→ **THE EXERCISE**: Work out the number of lines containing "standalone". Give that number alone.

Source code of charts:

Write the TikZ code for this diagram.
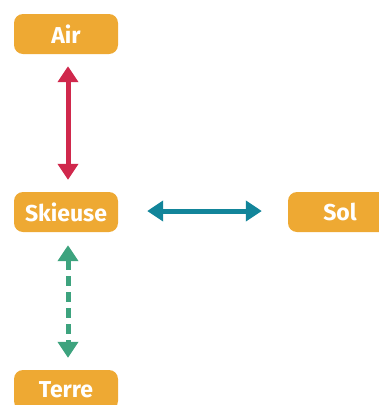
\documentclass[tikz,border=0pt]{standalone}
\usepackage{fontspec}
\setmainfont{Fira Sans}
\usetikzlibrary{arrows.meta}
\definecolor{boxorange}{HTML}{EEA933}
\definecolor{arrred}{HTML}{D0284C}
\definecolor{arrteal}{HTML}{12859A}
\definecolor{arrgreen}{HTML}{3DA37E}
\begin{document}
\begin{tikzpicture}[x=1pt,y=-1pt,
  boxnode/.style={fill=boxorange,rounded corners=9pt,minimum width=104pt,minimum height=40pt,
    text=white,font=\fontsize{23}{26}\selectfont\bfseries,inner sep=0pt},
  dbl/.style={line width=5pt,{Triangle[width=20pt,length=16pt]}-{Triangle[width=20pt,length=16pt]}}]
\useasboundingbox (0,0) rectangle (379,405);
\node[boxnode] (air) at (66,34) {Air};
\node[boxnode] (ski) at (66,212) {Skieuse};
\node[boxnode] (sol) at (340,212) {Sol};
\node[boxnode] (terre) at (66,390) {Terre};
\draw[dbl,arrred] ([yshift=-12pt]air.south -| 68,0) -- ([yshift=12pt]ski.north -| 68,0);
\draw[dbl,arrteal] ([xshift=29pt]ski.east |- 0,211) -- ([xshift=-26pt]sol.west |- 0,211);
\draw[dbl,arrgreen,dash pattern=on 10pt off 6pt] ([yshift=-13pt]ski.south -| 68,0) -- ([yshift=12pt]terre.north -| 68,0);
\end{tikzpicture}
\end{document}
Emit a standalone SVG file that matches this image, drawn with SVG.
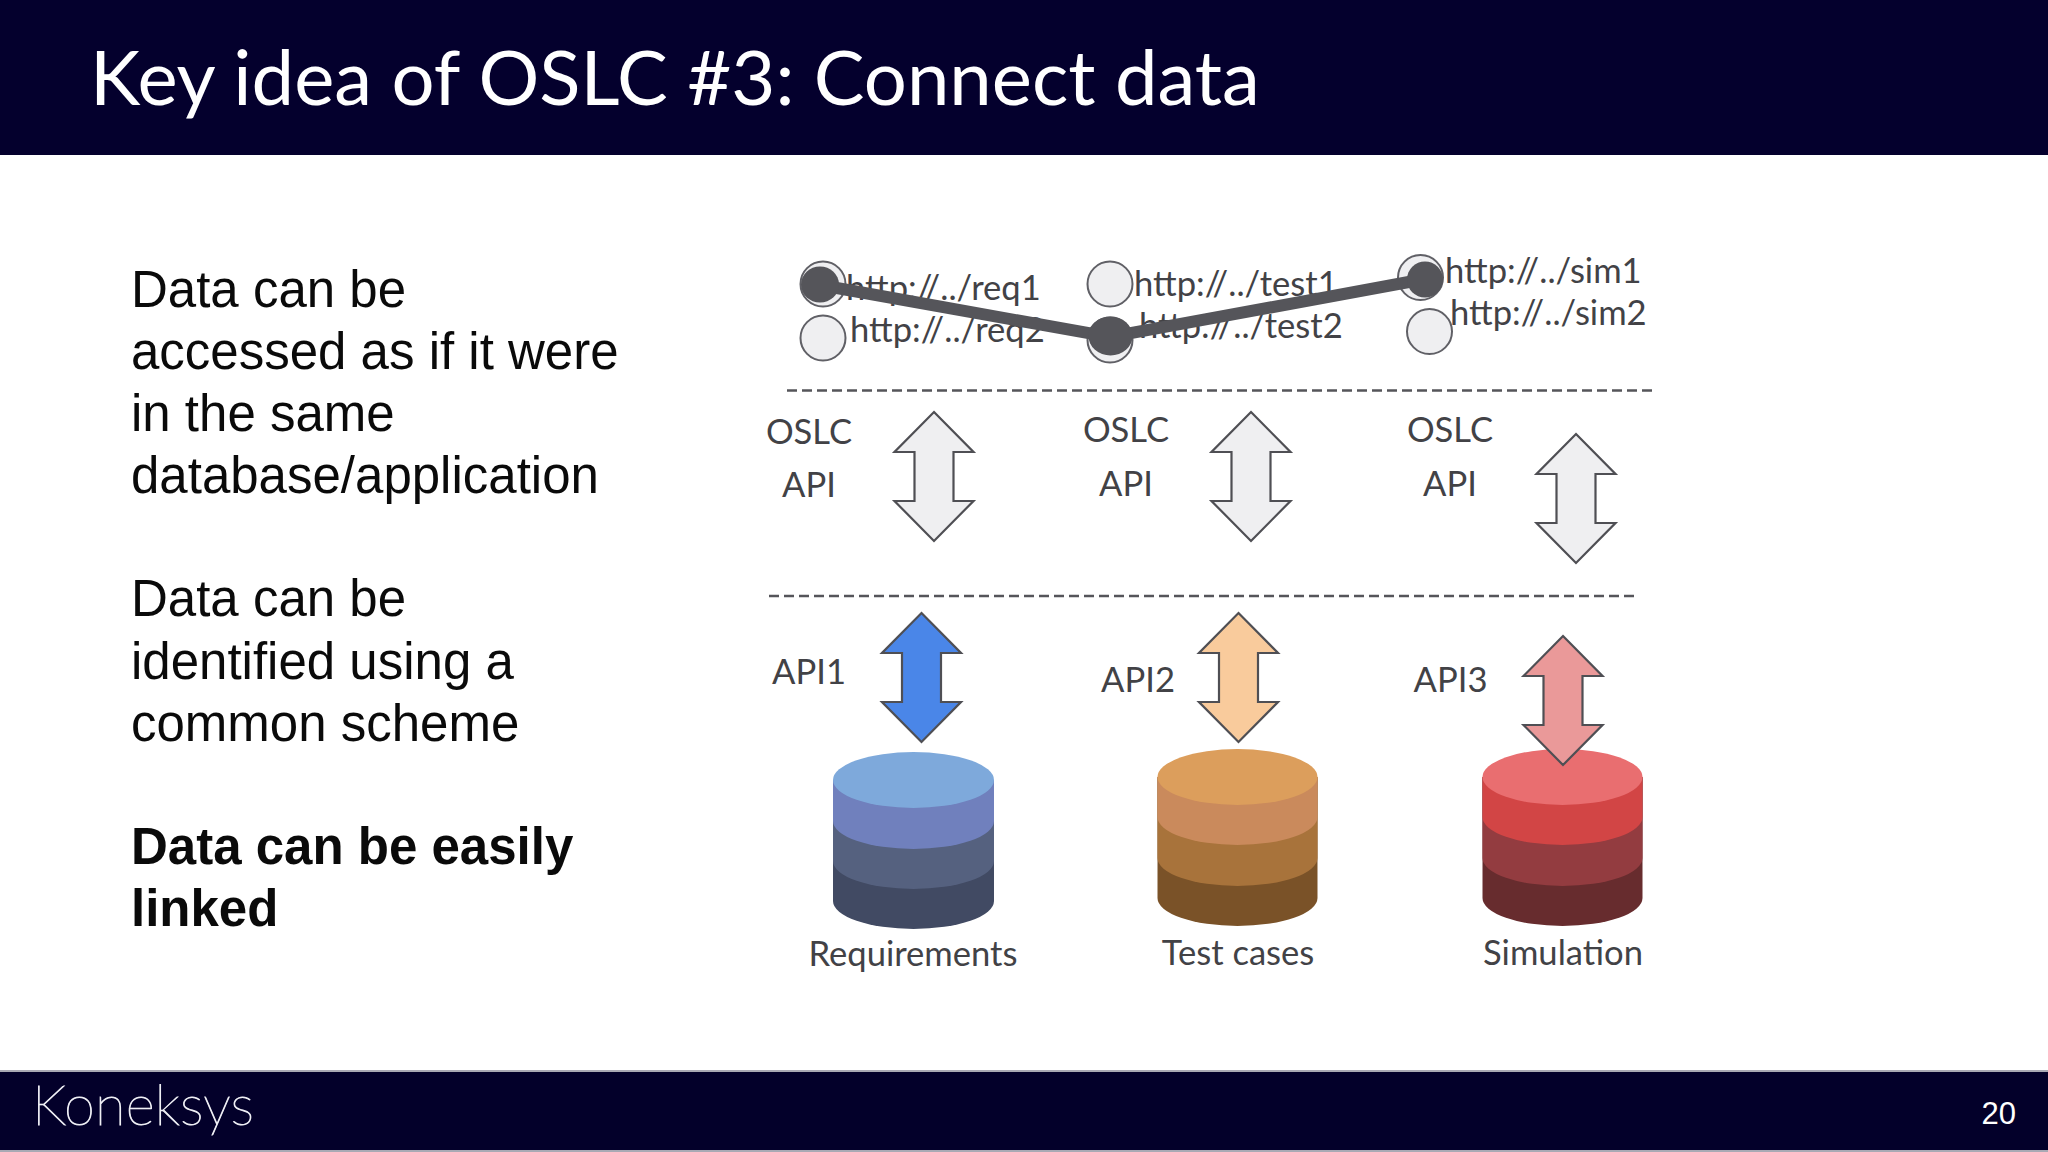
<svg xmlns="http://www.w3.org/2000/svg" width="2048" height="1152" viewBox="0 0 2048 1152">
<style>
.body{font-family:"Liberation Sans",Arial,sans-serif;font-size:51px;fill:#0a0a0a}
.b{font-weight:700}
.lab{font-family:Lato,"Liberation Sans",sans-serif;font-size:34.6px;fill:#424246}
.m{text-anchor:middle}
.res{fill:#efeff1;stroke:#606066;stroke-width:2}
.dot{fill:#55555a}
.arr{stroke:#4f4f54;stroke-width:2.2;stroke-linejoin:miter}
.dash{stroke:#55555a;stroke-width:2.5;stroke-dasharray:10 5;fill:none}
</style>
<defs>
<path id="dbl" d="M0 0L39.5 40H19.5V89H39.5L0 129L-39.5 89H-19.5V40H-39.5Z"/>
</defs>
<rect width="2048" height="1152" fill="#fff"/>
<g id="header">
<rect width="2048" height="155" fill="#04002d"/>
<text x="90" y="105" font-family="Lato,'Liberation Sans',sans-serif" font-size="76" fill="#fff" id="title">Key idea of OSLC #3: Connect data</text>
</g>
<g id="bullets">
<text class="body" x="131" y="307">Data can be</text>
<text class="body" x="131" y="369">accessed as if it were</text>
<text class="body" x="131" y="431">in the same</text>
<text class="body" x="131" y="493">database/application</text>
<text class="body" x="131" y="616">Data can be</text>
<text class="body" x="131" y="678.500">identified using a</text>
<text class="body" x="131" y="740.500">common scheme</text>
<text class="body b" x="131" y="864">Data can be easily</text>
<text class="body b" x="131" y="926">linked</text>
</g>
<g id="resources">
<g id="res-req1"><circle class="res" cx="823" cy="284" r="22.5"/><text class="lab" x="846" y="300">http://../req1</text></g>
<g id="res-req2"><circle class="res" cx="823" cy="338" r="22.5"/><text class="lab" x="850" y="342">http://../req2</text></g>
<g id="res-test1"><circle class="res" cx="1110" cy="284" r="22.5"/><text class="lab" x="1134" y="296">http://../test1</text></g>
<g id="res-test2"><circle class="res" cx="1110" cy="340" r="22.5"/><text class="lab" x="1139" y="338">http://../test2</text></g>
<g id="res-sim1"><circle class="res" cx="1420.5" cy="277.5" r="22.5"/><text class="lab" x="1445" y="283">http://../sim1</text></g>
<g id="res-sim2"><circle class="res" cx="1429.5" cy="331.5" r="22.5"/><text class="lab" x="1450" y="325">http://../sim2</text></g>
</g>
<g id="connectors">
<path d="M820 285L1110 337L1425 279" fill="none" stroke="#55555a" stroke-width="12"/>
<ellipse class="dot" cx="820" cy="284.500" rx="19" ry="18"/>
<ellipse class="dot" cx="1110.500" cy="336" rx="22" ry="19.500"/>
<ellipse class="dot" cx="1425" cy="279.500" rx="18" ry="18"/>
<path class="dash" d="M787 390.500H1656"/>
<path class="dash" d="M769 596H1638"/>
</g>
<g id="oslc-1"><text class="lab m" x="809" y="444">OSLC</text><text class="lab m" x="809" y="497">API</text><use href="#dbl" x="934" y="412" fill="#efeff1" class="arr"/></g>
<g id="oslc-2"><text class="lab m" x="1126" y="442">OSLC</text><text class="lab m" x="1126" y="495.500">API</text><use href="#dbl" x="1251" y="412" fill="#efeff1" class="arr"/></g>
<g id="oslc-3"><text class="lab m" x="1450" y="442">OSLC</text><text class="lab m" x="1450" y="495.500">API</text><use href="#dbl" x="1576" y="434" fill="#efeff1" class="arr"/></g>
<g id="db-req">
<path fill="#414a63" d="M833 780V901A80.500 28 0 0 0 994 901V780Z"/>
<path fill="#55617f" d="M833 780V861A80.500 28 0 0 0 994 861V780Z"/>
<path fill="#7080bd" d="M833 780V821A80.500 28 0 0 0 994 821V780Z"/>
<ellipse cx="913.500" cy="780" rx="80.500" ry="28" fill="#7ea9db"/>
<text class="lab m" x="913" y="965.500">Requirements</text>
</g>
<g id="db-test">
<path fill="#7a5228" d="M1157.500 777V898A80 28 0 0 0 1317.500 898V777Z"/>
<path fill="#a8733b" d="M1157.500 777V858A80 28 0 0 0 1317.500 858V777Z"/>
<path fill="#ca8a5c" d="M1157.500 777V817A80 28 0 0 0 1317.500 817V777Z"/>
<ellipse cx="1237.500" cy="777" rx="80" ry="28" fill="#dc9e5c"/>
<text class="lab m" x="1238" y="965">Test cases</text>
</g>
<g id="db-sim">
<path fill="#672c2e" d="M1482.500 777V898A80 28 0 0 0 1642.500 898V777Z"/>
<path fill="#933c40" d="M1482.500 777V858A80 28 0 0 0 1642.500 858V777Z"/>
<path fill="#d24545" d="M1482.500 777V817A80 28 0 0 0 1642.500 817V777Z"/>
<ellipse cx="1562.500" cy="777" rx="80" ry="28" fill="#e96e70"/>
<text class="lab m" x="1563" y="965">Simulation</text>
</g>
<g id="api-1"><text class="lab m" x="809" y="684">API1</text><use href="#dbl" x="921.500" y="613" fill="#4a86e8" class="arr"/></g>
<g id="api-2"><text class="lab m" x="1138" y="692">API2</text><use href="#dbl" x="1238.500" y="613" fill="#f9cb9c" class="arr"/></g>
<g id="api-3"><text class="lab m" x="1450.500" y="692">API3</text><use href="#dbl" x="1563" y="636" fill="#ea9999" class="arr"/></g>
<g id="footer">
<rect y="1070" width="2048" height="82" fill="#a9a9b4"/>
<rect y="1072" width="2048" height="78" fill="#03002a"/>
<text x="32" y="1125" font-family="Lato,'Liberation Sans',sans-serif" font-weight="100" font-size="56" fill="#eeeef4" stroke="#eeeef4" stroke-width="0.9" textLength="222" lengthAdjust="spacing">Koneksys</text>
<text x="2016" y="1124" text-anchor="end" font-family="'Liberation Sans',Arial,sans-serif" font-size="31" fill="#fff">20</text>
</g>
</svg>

→ **TASK OUTPUT**: 2